A Raclette to Remember

My friend Michal is an amazing cook; someone who maintains a carefully-curated collection of recipes — whether from yellowed newspaper clippings or magazines from the 1970s and old cookbooks with broken spines from constant use. But her knowledge of cooking is so deep, her technique so well-honed, we can make the same recipe and it will turn out completely different. She has shared a number of special dishes with me, including a molten chocolate cake; a lime mousse, gravlax and a couple of couscous recipes from her native French Tunisia.

Her family mostly settled in France after World War II, and a brother turned her onto Raclette, a peasant meal popular for centuries on the French and Swiss sides of the Alps. Farmers graze their cows in the mountains to make the cheese, aging 6 kg. rounds for 3 to 6 months. The Swiss canton of Valais is said to be the best source.

When Michal told me she had a racler, a device for melting the cheese, I remembered my first paid gig, as the clean-up helper at a neighbor’s Raclette party. In French, racler means “to scrape.” My neighbors had brought back a device that held a half-wheel of the giant semi-hard cheese, which exposes it to a very hot bulb. The heat melts the top-most layer of the cheese, which is scraped onto a warm plate and served with potatoes and garnishes.
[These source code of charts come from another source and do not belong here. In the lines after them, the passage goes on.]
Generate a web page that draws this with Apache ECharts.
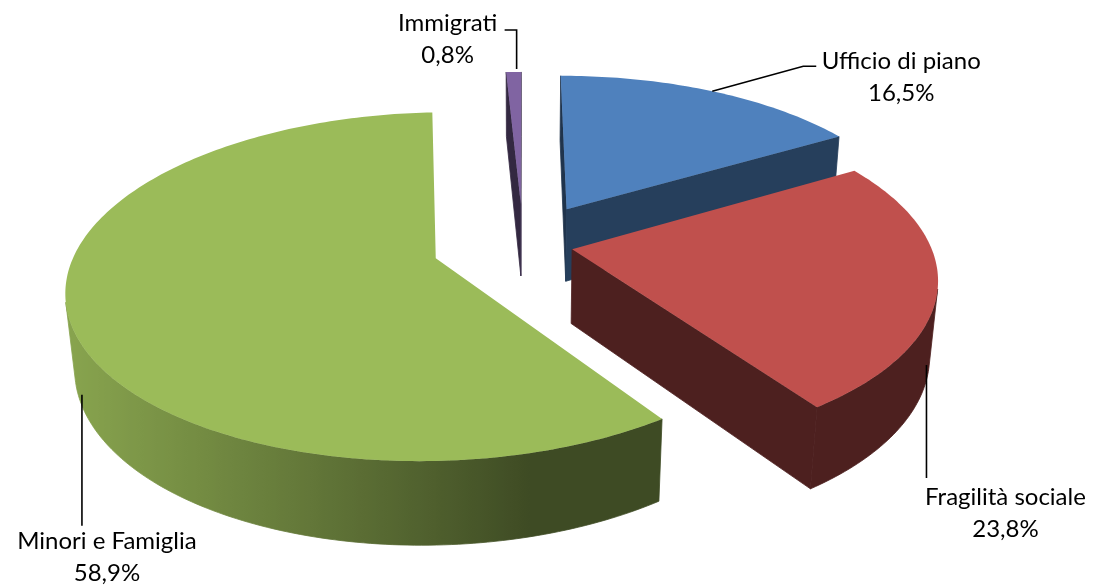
<!DOCTYPE html>
<html>
<head>
<meta charset="utf-8">
<script src="https://cdn.jsdelivr.net/npm/echarts@6/dist/echarts.min.js"></script>
<style>
  html, body { margin: 0; padding: 0; background: #fff; }
  #main { width: 1096px; height: 585px; }
</style>
</head>
<body>
<div id="main"></div>
<script>
// Distribuzione della spesa per area di intervento
const categories = ['Ufficio di piano', 'Fragilità sociale', 'Minori e Famiglia', 'Immigrati'];
const shares = [16.5, 23.8, 58.9, 0.8];
const sliceColors = ['#4f81bd', '#c0504d', '#9bbb59', '#8064a2'];
const explode = [91, 50, 91, 91];

// 3D pie: centre (fraction of canvas), radius, thickness, tilt (deg), camera distance
const PIE = { cx: 0.4772, cy: 0.4178, r: 358, h: 85, tilt: 27.5, dist: 1970 };

// leader line (points relative to the slice anchor) and text centre offset
const LABEL = [
  { anchor: 'top',    leader: [[0, 0], [91, -25], [104, -25]], text: [189, -14] },
  { anchor: 'bottom', leader: [[-3, 3], [-3, 116]],            text: [76, 151] },
  { anchor: 'bottom', leader: [[4, 1], [4, 132]],              text: [29, 163] },
  { anchor: 'top',    leader: [[3, -3], [3, -42], [-9, -42]],  text: [-66, -33] }
];

const DEG = Math.PI / 180;
const total = shares.reduce((a, b) => a + b, 0);
const starts = [];
(function () { let acc = 0; shares.forEach(v => { starts.push(acc / total * 360); acc += v; }); })();

function explodeVec(i) {
  const am = starts[i] + shares[i] / total * 180;
  return [explode[i] * Math.sin(am * DEG), explode[i] * Math.cos(am * DEG)];
}
// draw far slices first
const drawRank = shares.map((_, i) => i)
  .sort((a, b) => explodeVec(b)[1] - explodeVec(a)[1])
  .reduce((m, idx, r) => { m[idx] = r; return m; }, {});

function shadeColor(hex, k) {
  const n = parseInt(hex.slice(1), 16);
  const r = Math.round(((n >> 16) & 255) * k), g = Math.round(((n >> 8) & 255) * k), b = Math.round((n & 255) * k);
  return 'rgb(' + Math.min(255, r) + ',' + Math.min(255, g) + ',' + Math.min(255, b) + ')';
}
// brightness of the curved wall by the direction it faces (light from front-left)
function wallShade(theta) {
  return 0.4 + 0.476 * Math.max(0, Math.cos((theta - 255) * DEG));
}
// brightness of the flat cut faces by the direction their normal points
function sideShade(theta) {
  return 0.4 + 0.1 * Math.max(0, Math.cos((theta - 120) * DEG));
}

function renderSlice(params, api) {
  const i = params.dataIndex;
  const W = api.getWidth(), Hc = api.getHeight();
  const cx = W * PIE.cx, cy = Hc * PIE.cy;
  const s = Math.sin(PIE.tilt * DEG), c = Math.cos(PIE.tilt * DEG);
  const D = PIE.dist, R = PIE.r, H = PIE.h;
  const cam = [0, -D * c, D * s];
  const proj = (u, v, w) => {
    const f = D / (D + v * c - w * s);
    return [cx + u * f, cy - (v * s + w * c) * f];
  };
  const a0 = starts[i];
  const a1 = a0 + api.value(0) / total * 360;
  const [eu, ev] = explodeVec(i);
  const rim3 = (th, w) => [eu + R * Math.sin(th * DEG), ev + R * Math.cos(th * DEG), w];
  const rim = (th, w) => { const q = rim3(th, w); return proj(q[0], q[1], q[2]); };
  const faces = (n, q) => n[0] * (cam[0] - q[0]) + n[1] * (cam[1] - q[1]) + n[2] * (cam[2] - q[2]) > 0;
  const color = sliceColors[i];
  const zb = drawRank[i] * 10;
  const children = [];

  const steps = Math.max(2, Math.ceil((a1 - a0) / 1));
  const thetas = [];
  for (let j = 0; j <= steps; j++) thetas.push(a0 + (a1 - a0) * j / steps);

  const apexTop = proj(eu, ev, 0), apexBot = proj(eu, ev, -H);

  // radial walls: [edge angle, outward normal, normal direction in degrees]
  [[a0, [-Math.cos(a0 * DEG), Math.sin(a0 * DEG), 0], a0 - 90],
   [a1, [Math.cos(a1 * DEG), -Math.sin(a1 * DEG), 0], a1 + 90]]
    .forEach(([a, n, nd]) => {
      const q = [eu + R / 2 * Math.sin(a * DEG), ev + R / 2 * Math.cos(a * DEG), -H / 2];
      if (!faces(n, q)) return;
      const fill = shadeColor(color, sideShade(nd));
      children.push({
        type: 'polygon', z2: zb + 1,
        shape: { points: [apexTop, rim(a, 0), rim(a, -H), apexBot] },
        style: { fill: fill, stroke: fill, lineWidth: 0.8, lineJoin: 'round' }
      });
    });

  // curved outer wall, split into runs that face the viewer
  let run = [];
  const flush = () => {
    if (run.length >= 2) {
      const top = run.map(t => rim(t, 0));
      const bot = run.map(t => rim(t, -H)).reverse();
      const xs = top.map(p => p[0]);
      const xmin = Math.min.apply(null, xs), xmax = Math.max.apply(null, xs);
      let fill;
      if (xmax - xmin < 2) {
        fill = shadeColor(color, wallShade(run[0]));
      } else {
        const stops = run.map((t, k) => ({ offset: (xs[k] - xmin) / (xmax - xmin), color: shadeColor(color, wallShade(t)) }))
          .sort((p, q) => p.offset - q.offset);
        fill = { type: 'linear', x: xmin, y: 0, x2: xmax, y2: 0, global: true, colorStops: stops };
      }
      children.push({
        type: 'polygon', z2: zb + 2,
        shape: { points: top.concat(bot) },
        style: { fill: fill, stroke: fill, lineWidth: 0.8, lineJoin: 'round' }
      });
    }
    run = [];
  };
  for (let j = 0; j < steps; j++) {
    const tm = (thetas[j] + thetas[j + 1]) / 2;
    const n = [Math.sin(tm * DEG), Math.cos(tm * DEG), 0];
    if (faces(n, rim3(tm, -H / 2))) {
      if (run.length === 0) run.push(thetas[j]);
      run.push(thetas[j + 1]);
    } else {
      flush();
    }
  }
  flush();

  // top face
  children.push({
    type: 'polygon', z2: zb + 3,
    shape: { points: [apexTop].concat(thetas.map(t => rim(t, 0))) },
    style: { fill: color }
  });

  // label with leader line
  const lay = LABEL[i];
  const am = (a0 + a1) / 2;
  const anchor = rim(am, lay.anchor === 'top' ? 0 : -H);
  children.push({
    type: 'polyline', z2: 200,
    shape: { points: lay.leader.map(p => [anchor[0] + p[0], anchor[1] + p[1]]) },
    style: { stroke: '#000', lineWidth: 1.6, fill: null }
  });
  const pct = api.value(0).toFixed(1).replace('.', ',') + '%';
  children.push({
    type: 'text', z2: 201,
    style: {
      text: categories[i] + '\n' + pct,
      x: anchor[0] + lay.text[0], y: anchor[1] + lay.text[1],
      fill: '#000', font: '24px Lato', align: 'center', verticalAlign: 'middle', lineHeight: 32
    }
  });

  return { type: 'group', children: children };
}

const chart = echarts.init(document.getElementById('main'), null, { renderer: 'canvas' });
chart.setOption({
  animation: false,
  backgroundColor: '#ffffff',
  series: [{
    type: 'custom',
    coordinateSystem: 'none',
    data: shares.map((v, i) => ({ name: categories[i], value: v })),
    renderItem: renderSlice
  }]
});
</script>
</body>
</html>
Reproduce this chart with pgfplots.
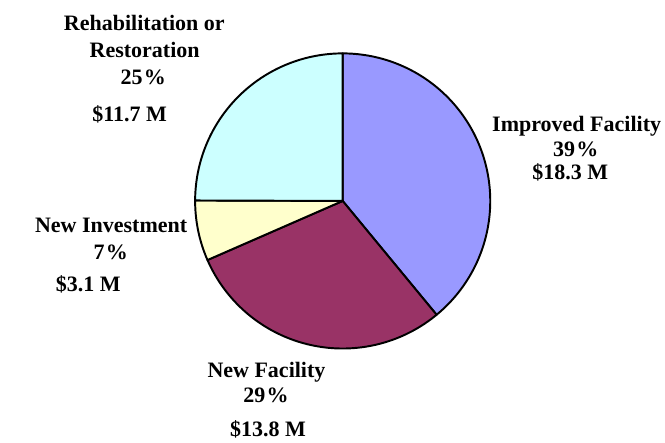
\documentclass[border=0pt]{standalone}
\usepackage{pgfplots}
\usepackage{pgfplotstable}
\pgfplotsset{compat=1.18}
\usepackage{fontspec}
\setmainfont{Liberation Serif}
\definecolor{cImp}{HTML}{9999FF}
\definecolor{cNewF}{HTML}{993366}
\definecolor{cNewI}{HTML}{FFFFCC}
\definecolor{cReh}{HTML}{CCFFFF}
\tikzset{lbl/.style={anchor=base, font=\fontsize{17}{20}\selectfont\bfseries, inner sep=0pt}}

\pgfplotstableread{
label value
Improved 18.3
NewFacility 13.8
NewInvestment 3.1
Rehab 11.7
}\piedata

\begin{document}
\pgfplotstablegetelem{0}{value}\of\piedata \let\vA\pgfplotsretval
\pgfplotstablegetelem{1}{value}\of\piedata \let\vB\pgfplotsretval
\pgfplotstablegetelem{2}{value}\of\piedata \let\vC\pgfplotsretval
\pgfplotstablegetelem{3}{value}\of\piedata \let\vD\pgfplotsretval
\pgfmathsetmacro{\tot}{\vA+\vB+\vC+\vD}
\pgfmathsetmacro{\aA}{90}
\pgfmathsetmacro{\aB}{\aA-360*\vA/\tot}
\pgfmathsetmacro{\aC}{\aB-360*\vB/\tot}
\pgfmathsetmacro{\aD}{\aC-360*\vC/\tot}
\pgfmathsetmacro{\aE}{\aD-360*\vD/\tot}
\begin{tikzpicture}
\begin{axis}[
  hide axis, scale only axis, width=228pt, height=228pt,
  xmin=-152, xmax=152, ymin=-152, ymax=152, clip=false,
  every axis plot/.append style={draw=black, line width=1.5pt, line join=round, data cs=polar, samples=150},
]
\path (axis cs:-333,-249) rectangle (axis cs:332,207);
\addplot[fill=cImp, domain=\aB:\aA] {152} -- (axis cs:0,0) -- cycle;
\addplot[fill=cNewF, domain=\aC:\aB] {152} -- (axis cs:0,0) -- cycle;
\addplot[fill=cNewI, domain=\aD:\aC] {152} -- (axis cs:0,0) -- cycle;
\addplot[fill=cReh, domain=\aE:\aD] {152} -- (axis cs:0,0) -- cycle;

\node[lbl] at (axis cs:-204.3,175.3) {Rehabilitation or};
\node[lbl] at (axis cs:-204,147.7) {Restoration};
\node[lbl] at (axis cs:-205.5,119.7) {25\kern1pt\%};
\node[lbl] at (axis cs:-219.5,82) {\$11.7 M};

\node[lbl] at (axis cs:241,71.3) {Improved Facility};
\node[lbl] at (axis cs:240,45.3) {39\kern1pt\%};
\node[lbl] at (axis cs:234.5,22) {\$18.3 M};

\node[lbl] at (axis cs:-238.5,-33) {New Investment};
\node[lbl] at (axis cs:-239,-60) {7\kern1pt\%};
\node[lbl] at (axis cs:-262,-93) {\$3.1 M};

\node[lbl] at (axis cs:-78.5,-182) {New Facility};
\node[lbl] at (axis cs:-79,-208) {29\kern1pt\%};
\node[lbl] at (axis cs:-77,-243) {\$13.8 M};
\end{axis}
\end{tikzpicture}
\end{document}
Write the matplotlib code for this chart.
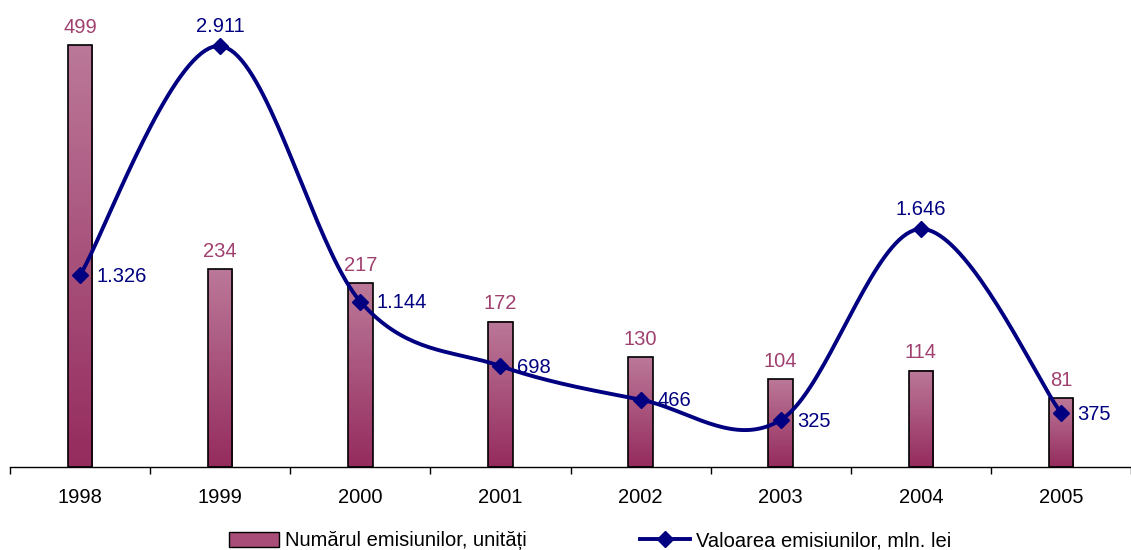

It was my job to scoop up the dirty plates, scrub off the left-over cold melted cheese, wash and dry the dishes, and bring them back for the next round. It just seemed like melted cheese that you put on potatoes and eat before it gets too cold. I don’t remember the taste of it, but I probably wouldn’t have gone crazy for the meal, which sure seemed like a lot less fun than fondue.

Simple Racler Device

So when Michal invited me and a friend to share her Raclette, I had no idea what it could really be like. She brought out an electric grill the size of a toaster oven. It looks something like this:

Multi-Layer Raclette Grill

Under the top-most grill plate is a space for eight flat metal shovels. Various kinds of semi-soft cheese, including Raclette, are placed on the little spades, under the hot grill. The heat from the iron surface melts the cheese, which is scraped off with a wooden spatula — then served with cooked potatoes and condiments.

The top of the grill is used to cook raw meats, smoked sausage, and onions, giving guests are wide variety small bites.

Potatoes and Shrimp for the Grill Top

Smoked and raw meets for the grill top

Michal went all out for this meal, which was originally prepared for her son’s birthday. Following the tradition, she fried fat from a duck breast on the top grill, then added marinated shrimp, various French sausages, duck and chicken breast, red bell peppers, onion slices, and Portobello mushrooms.

For the section under the grill, she laid out a spread of sliced cheeses: Raclette, Brie, Morbier, St. Nectaire and soft goat cheese, Le Grand Caprin. We built little mouthfuls on the spades: starting with sliced, cooked red-bliss potatoes, ham, a French salami, and, at her brother’s insistence, dry-cured beef similar to Bresciola, before topping them with the cheese.

Cheese for a fancy Raclette: from top right clockwise: Raclette, Brie, Morbier, Goat Cheese, St. Nectaire

After the cheese melted, we removed the little morsels and ate them with cornichons, pickled white onions, two kinds of chutney and sauces made with fresh herbs, sour cream and mayonnaise.

In between, we ate the grilled meats and vegetables, embellishing each bite with different mayonnaise- and cream-based sauces and condiments. Sweet and hot chutneys and the pickles helped break through the fatty meats and cheeses. Good crusty bread turns each bite into a great little sandwich.

Raclette accompaniments: spades for melting cheese, wooden spatulas (UL) and condiments

Although the spread is Gargantuan, there’s no need to feel outrageously full while enjoying the meal. The grill cooks very slowly, and the cheese takes even longer to melt underneath it. That slows down the process, so you don’t actually shovel it down your throat, although it helps to use the spade.

Michal’s brother recommends a white vin de Savoie from Apremont, in the Alps of eastern France, which he describes as slightly effervescent. We drank a red Bordeaux called Le Prieure de Lalande, which Michal brought back from Paris, a red wine from the supermarche, too cheap (about 5 euro) to sell here for profit.

A crisp endive salad, served afterward, cut through the heavy feast. But Michal had a surprise for dessert: a ginger-laced Crème Brûlée!

All during the meal, I kept remembering what I was taught as a child: don’t play with your food. This rule was made to be broken — and it’s perfectly ok to do so when you’re eating Raclette.